Set exercise
Gather every line from the entries below that includes "Apache".

-- BEGIN --

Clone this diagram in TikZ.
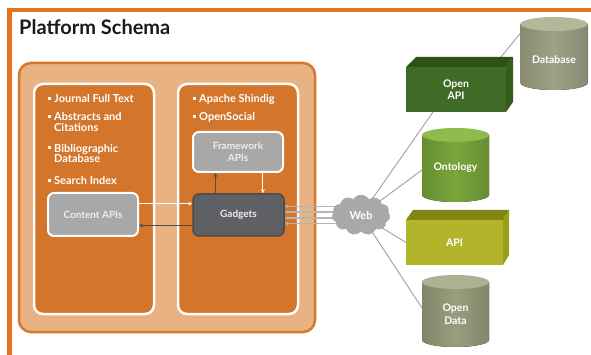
\documentclass[tikz,border=0pt]{standalone}
\usepackage{fontspec}
\setmainfont{Lato}
\usetikzlibrary{calc,shapes.symbols,arrows.meta}
\pgfdeclarelayer{bg}
\pgfdeclarelayer{lines}
\pgfsetlayers{bg,lines,main}
\definecolor{frameor}{HTML}{E5731E}
\definecolor{outerfill}{HTML}{E8B283}
\definecolor{outerline}{HTML}{D9782A}
\definecolor{panelor}{HTML}{D3752A}
\definecolor{boxgray}{HTML}{A8A8A8}
\definecolor{boxtext}{HTML}{EDEDED}
\definecolor{gadfill}{HTML}{5E6064}
\definecolor{gadline}{HTML}{4A4C4F}
\definecolor{darkarr}{HTML}{4D4F52}
\definecolor{webline}{HTML}{B5B5B5}
\definecolor{conncol}{HTML}{A0A0A0}
\definecolor{cloudc}{HTML}{A9A9A9}
\definecolor{oapifront}{HTML}{3F6B27}
\definecolor{oapitop}{HTML}{2E5118}
\definecolor{oapiside}{HTML}{345C1E}
\definecolor{apifront}{HTML}{B2B42A}
\definecolor{apitop}{HTML}{848614}
\definecolor{apiside}{HTML}{9A9C1C}
\definecolor{dbc}{HTML}{9FA385}
\definecolor{dbtop}{HTML}{B4B89A}
\definecolor{ontc}{HTML}{7AA53A}
\definecolor{onttop}{HTML}{8FBA4D}
\definecolor{odc}{HTML}{9A9D7C}
\definecolor{odtop}{HTML}{AEB191}
\definecolor{titlec}{HTML}{1A1A1A}
\newcommand{\sqb}{\raisebox{3.3pt}{\rule{3pt}{3pt}}\hspace{3.3pt}}
\newcommand{\drawcyl}[3]{%
  \fill[left color=#2!85!black, right color=#2!85!black, middle color=#2]
    ($(#1.north west)+(0,-7)$) -- ($(#1.south west)+(0,7)$)
    arc[start angle=180,end angle=360,x radius=33.5pt,y radius=7pt]
    -- ($(#1.north east)+(0,-7)$) -- cycle;
  \fill[#3] ($(#1.north)+(0,-7)$) ellipse[x radius=33.5pt, y radius=7pt];
}
\begin{document}
\begin{tikzpicture}[x=1pt,y=1pt,
  btext/.style={anchor=base west, inner sep=0, text=white, font=\bfseries\fontsize{11}{13}\selectfont},
  panel/.style={draw=white, line width=2.5pt, fill=panelor, rounded corners=9pt, minimum width=120pt, minimum height=230pt, inner sep=0},
  graybox/.style={fill=boxgray, draw=white, line width=2pt, rounded corners=6pt, text=boxtext, font=\bfseries\fontsize{10}{11.5}\selectfont, align=center, inner sep=0},
  darkarrow/.style={darkarr, line width=1.2pt, -{Stealth[length=4pt,width=4pt]}},
  whitearrow/.style={white, line width=1.2pt, -{Stealth[length=4pt,width=4pt]}},
  weblines/.style={webline, line width=1.3pt, {Stealth[length=3.5pt,width=3.5pt]}-},
  conn/.style={conncol, line width=0.9pt},
  front/.style={inner sep=0, outer sep=0, text=white, align=center, font=\bfseries\fontsize{10.5}{12.5}\selectfont},
  cylnode/.style={inner sep=0, outer sep=0, minimum width=67pt},
  cyltext/.style={text=white, align=center, font=\bfseries\fontsize{10.5}{13}\selectfont, inner sep=0}
]
\useasboundingbox (0,0) rectangle (591,-355);
\begin{pgfonlayer}{bg}
\fill[white] (0,0) rectangle (591,-355);
\end{pgfonlayer}
\draw[frameor, line width=4.5pt] (591,-10) -- (9.5,-10) -- (9.5,-355);

\node[anchor=base west, inner sep=0, font=\bfseries\fontsize{20}{22}\selectfont, text=titlec] (title) at (19,-35) {Platform Schema};

\begin{pgfonlayer}{bg}
\node[fill=outerfill, draw=outerline, line width=2.5pt, rounded corners=12pt, minimum width=296pt, minimum height=269pt, inner sep=0] (outer) at (167,-197.5) {};
\node[panel] (leftpanel) at (94,-199) {};
\node[panel] (rightpanel) at (238,-199) {};
\end{pgfonlayer}

% left bullets
\node[btext] (b1) at (47.7,-103) {\sqb Journal Full Text};
\node[btext] (b2) at (47.7,-121) {\sqb Abstracts and};
\node[btext] (b2b) at (54,-131.5) {Citations};
\node[btext] (b3) at (47.7,-152.5) {\sqb Bibliographic};
\node[btext] (b3b) at (54,-163) {Database};
\node[btext] (b4) at (47.7,-185) {\sqb Search Index};
% right bullets
\node[btext] (b5) at (192.7,-103) {\sqb Apache Shindig};
\node[btext] (b6) at (192.7,-121) {\sqb OpenSocial};

\node[graybox, minimum width=90pt, minimum height=43pt] (content) at (93,-214.5) {Content APIs};
\node[graybox, minimum width=90pt, minimum height=40pt] (framework) at (238,-152) {Framework\\APIs};
\node[fill=gadfill, draw=gadline, line width=1.5pt, rounded corners=6pt, minimum width=91pt, minimum height=42pt, text=boxtext, font=\bfseries\fontsize{10}{11.5}\selectfont, inner sep=0] (gadgets) at (238.5,-215) {Gadgets};

\draw[whitearrow] ($(content.north east)!0.26!(content.south east)$) coordinate (c1) -- (c1 -| gadgets.west);
\draw[darkarrow] ($(gadgets.north west)!0.74!(gadgets.south west)$) coordinate (g1) -- (g1 -| content.east);
\draw[darkarrow] ($(gadgets.north west)!0.25!(gadgets.north east)$) coordinate (g2) -- (g2 |- framework.south);
\draw[whitearrow] ($(framework.south west)!0.77!(framework.south east)$) coordinate (f1) -- (f1 |- gadgets.north);

% web cloud
\node[cloud, cloud puffs=11, cloud puff arc=120, aspect=1.45, fill=cloudc, draw=cloudc, minimum width=58pt, minimum height=40pt, text=white, font=\bfseries\fontsize{11}{12}\selectfont, inner sep=0] (web) at (361,-215) {Web};

% 3D boxes
\node[front, fill=oapifront, minimum width=100pt, minimum height=45pt] (openapi) at (456,-89.5) {Open\\API};
\fill[oapitop] (openapi.north west) -- ++(10,10) -- ($(openapi.north east)+(7,10)$) -- (openapi.north east) -- cycle;
\fill[oapiside] (openapi.north east) -- ++(7,10) -- ($(openapi.south east)+(7,10)$) -- (openapi.south east) -- cycle;

\node[front, fill=apifront, minimum width=97pt, minimum height=45pt] (api) at (454.5,-242.5) {API};
\fill[apitop] (api.north west) -- ++(7,10) -- ($(api.north east)+(6,10)$) -- (api.north east) -- cycle;
\fill[apiside] (api.north east) -- ++(6,10) -- ($(api.south east)+(6,10)$) -- (api.south east) -- cycle;

% cylinders
\node[cylnode, minimum height=73pt] (database) at (554,-53.5) {};
\drawcyl{database}{dbc}{dbtop}
\node[cyltext] (databasetext) at (554,-60) {Database};

\node[cylnode, minimum height=74pt] (ontology) at (455.5,-165) {};
\drawcyl{ontology}{ontc}{onttop}
\node[cyltext] (ontologytext) at (455.5,-168) {Ontology};

\node[cylnode, minimum height=72pt] (opendata) at (455.5,-311) {};
\drawcyl{opendata}{odc}{odtop}
\node[cyltext] (opendatatext) at (455.5,-314) {Open\\Data};

\begin{pgfonlayer}{lines}
\foreach \f in {0.3,0.43,0.57,0.7}{
  \draw[weblines] ($(gadgets.north east)!\f!(gadgets.south east)$) coordinate (w) -- (w -| web.center);
}
\draw[conn] (web.center) -- ($(openapi.south west)!0.27!(openapi.south east)$);
\draw[conn] ($(openapi.north west)!0.87!(openapi.north east)+(8,10)$) -- ($(database.north west)+(0,-16)$);
\draw[conn] (web.center) -- ($(ontology.west)+(0,-5)$);
\draw[conn] (web.center) -- (api.west);
\draw[conn] (web.center) -- ($(opendata.west)+(0,3)$);
\end{pgfonlayer}
\end{tikzpicture}
\end{document}
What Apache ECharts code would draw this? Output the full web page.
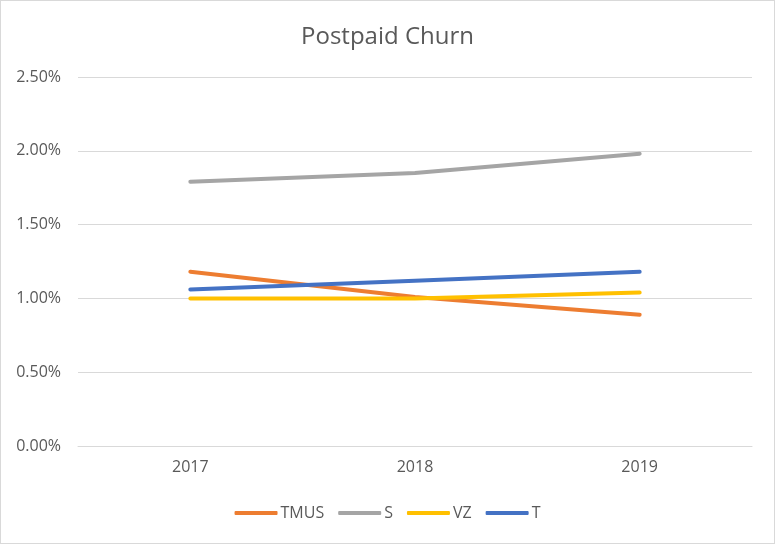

-- END --

Solved exercise
\node[btext] (b5) at (192.7,-103) {\sqb Apache Shindig};
What Apache ECharts code would draw this? Output the full web page.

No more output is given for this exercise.